London: In Britain, gay couples may get a chance to go to the chapel and get married, almost. The British government has announced plans to allow gay couples to hold civil partnership ceremonies in houses of worship, a move gay rights activists say is a step in the right direction towards marriage, but falls short of affording full equal rights.
The government stressed, however, that houses of worship can opt out if they wish. Although marriage and civil partnership are already similar under British law, civil
partnership ceremonies are currently not allowed to have religious references, are banned from places of worship, and must take place in a public building overseen by a government registrar.
The new rules, being introduced under British equality laws, will give same-sex couples the chance to hold civil partnership ceremonies in religious buildings, an option that
did not exist for Mark Harrison and his partner, who wore traditional tailcoats to their ceremony at a north London town hall in May 2009.
Harrison described himself as not religious "at all," but said its "about having the option", all couples he knows who`ve married in churches are straight and not religious.
"It`s the tradition and the dream to have a beautiful church wedding," he said. "If straight couples have that opportunity and want to get married in a church despite not
being religious then it should be the same for everyone."
In Britain, only heterosexual couples can get married, while civil partnership is available only to same-sex couples.
Activists argue both should be open to all couples.
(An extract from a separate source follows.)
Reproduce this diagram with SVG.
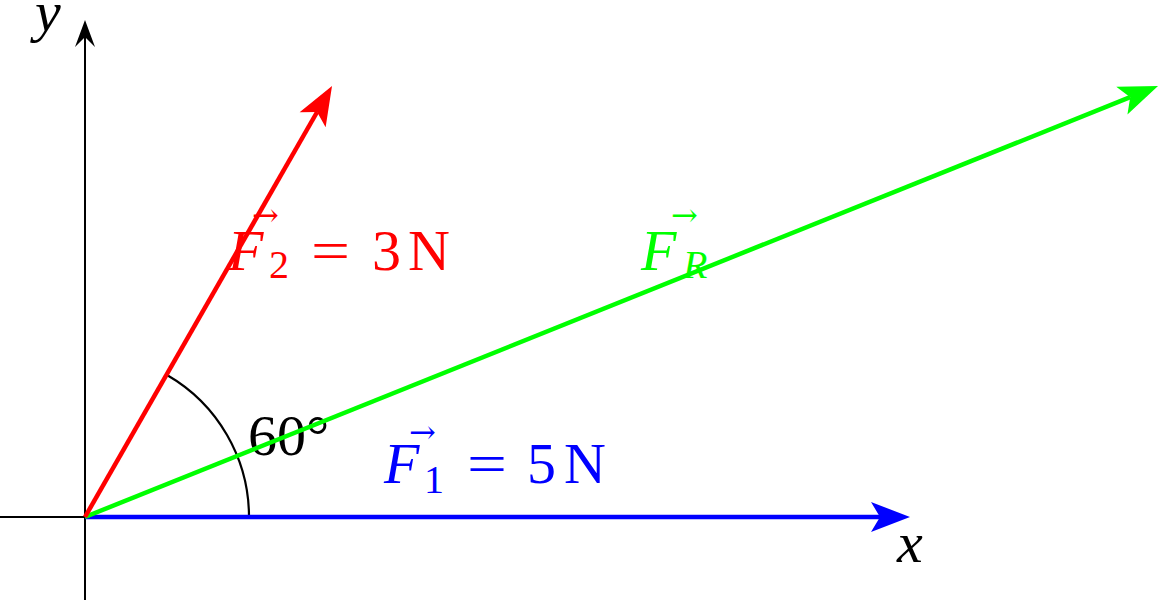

The change is a first step toward making civil partnerships more equal to marriages and there may be further
changes to the law in this direction, the Home Office said.
Like several gay rights groups, Harrison questioned why the authorities didn`t take things a step further by giving gay marriage the green light.
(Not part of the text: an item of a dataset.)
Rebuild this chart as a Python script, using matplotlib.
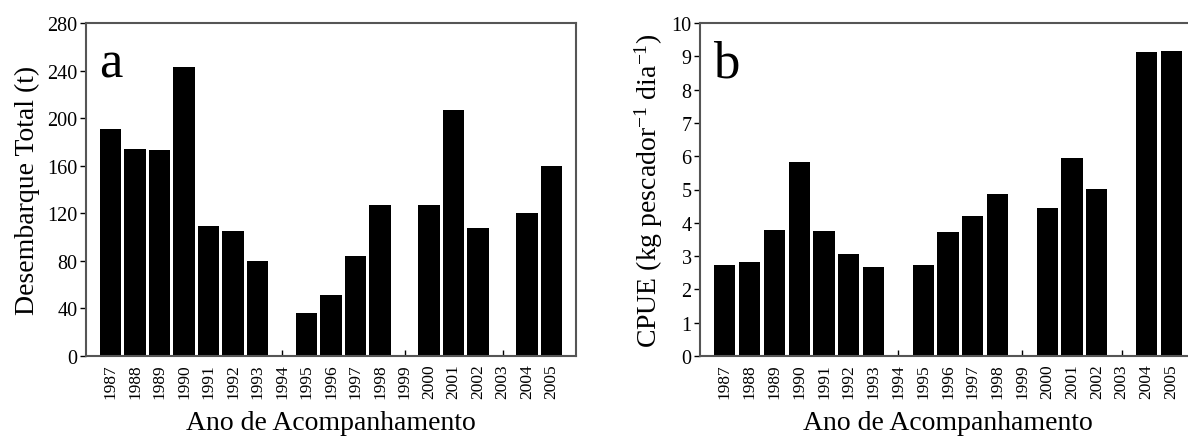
import numpy as np
import matplotlib
matplotlib.use('Agg')
import matplotlib.pyplot as plt

# Dados
years = ['1987', '1988', '1989', '1990', '1991', '1992', '1993', '1994', '1995', '1996',
         '1997', '1998', '1999', '2000', '2001', '2002', '2003', '2004', '2005']
desembarque = [191, 174, 173, 243, 109, 105, 80, 0, 36, 51,
               84, 127, 0, 127, 207, 108, 0, 120, 160]
cpue = [2.73, 2.82, 3.78, 5.82, 3.75, 3.06, 2.67, 0, 2.73, 3.72,
        4.20, 4.86, 0, 4.44, 5.94, 5.01, 0, 9.12, 9.15]

plt.rcParams['font.family'] = ['Liberation Serif', 'DejaVu Serif']
plt.rcParams['mathtext.fontset'] = 'custom'
plt.rcParams['mathtext.rm'] = 'Liberation Serif'
plt.rcParams['mathtext.it'] = 'Liberation Serif:italic'

fig = plt.figure(figsize=(11.88, 4.39), dpi=100)
ax1 = fig.add_axes([86/1188, 82/439, 490/1188, 333/439])
ax2 = fig.add_axes([700/1188, 82/439, 496/1188, 333/439])

x = np.arange(len(years))


def style(ax, vals, yticks, ylabel, letter):
    ax.bar(x, vals, width=0.86, color='black', edgecolor='none')
    ax.set_xlim(-1, len(years))
    ax.set_ylim(yticks[0], yticks[-1])
    ax.set_yticks(yticks)
    ax.set_xticks(x)
    ax.set_xticklabels(years, rotation=90, fontsize=12.5)
    ax.tick_params(axis='y', direction='out', length=4, width=1, labelsize=14.5, pad=2)
    ax.tick_params(axis='x', direction='in', length=4, width=1, pad=5)
    for s in ax.spines.values():
        s.set_color('#555555')
        s.set_linewidth(1.5)
    ax.set_xlabel('Ano de Acompanhamento', fontsize=20, labelpad=9)
    ax.set_ylabel(ylabel, fontsize=20, labelpad=5)
    ax.text(0.027, 0.84, letter, transform=ax.transAxes, fontsize=38, va='baseline')


style(ax1, desembarque, list(range(0, 281, 40)), 'Desembarque Total (t)', 'a')
style(ax2, cpue, list(range(0, 11)), r'CPUE (kg pescador$^{\mathrm{-1}}$ dia$^{\mathrm{-1}}$)', 'b')

fig.savefig('out.png', dpi=100)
"Any step closer to equality is always a good thing but I`m unsure as to why they don`t go the whole hog."
Activists, such as Peter Tatchell, have welcomed the government`s move, but called the government`s decision to leave further changes toward marriage rights up for discussion
"The government could have taken a bold new initiative to ensure that both straight and gay couples have the option of marriage," said Tatchell, who coordinates the Equal Love
campaign, which seeks to end what it calls sexual orientation discrimination in both civil marriage and civil partnership law.
Several religious affiliations, including the Catholic Church and British Muslim groups, have said they are strongly opposed to same sex unions of any kind, and the government
stressed that churches can opt out if they wish to.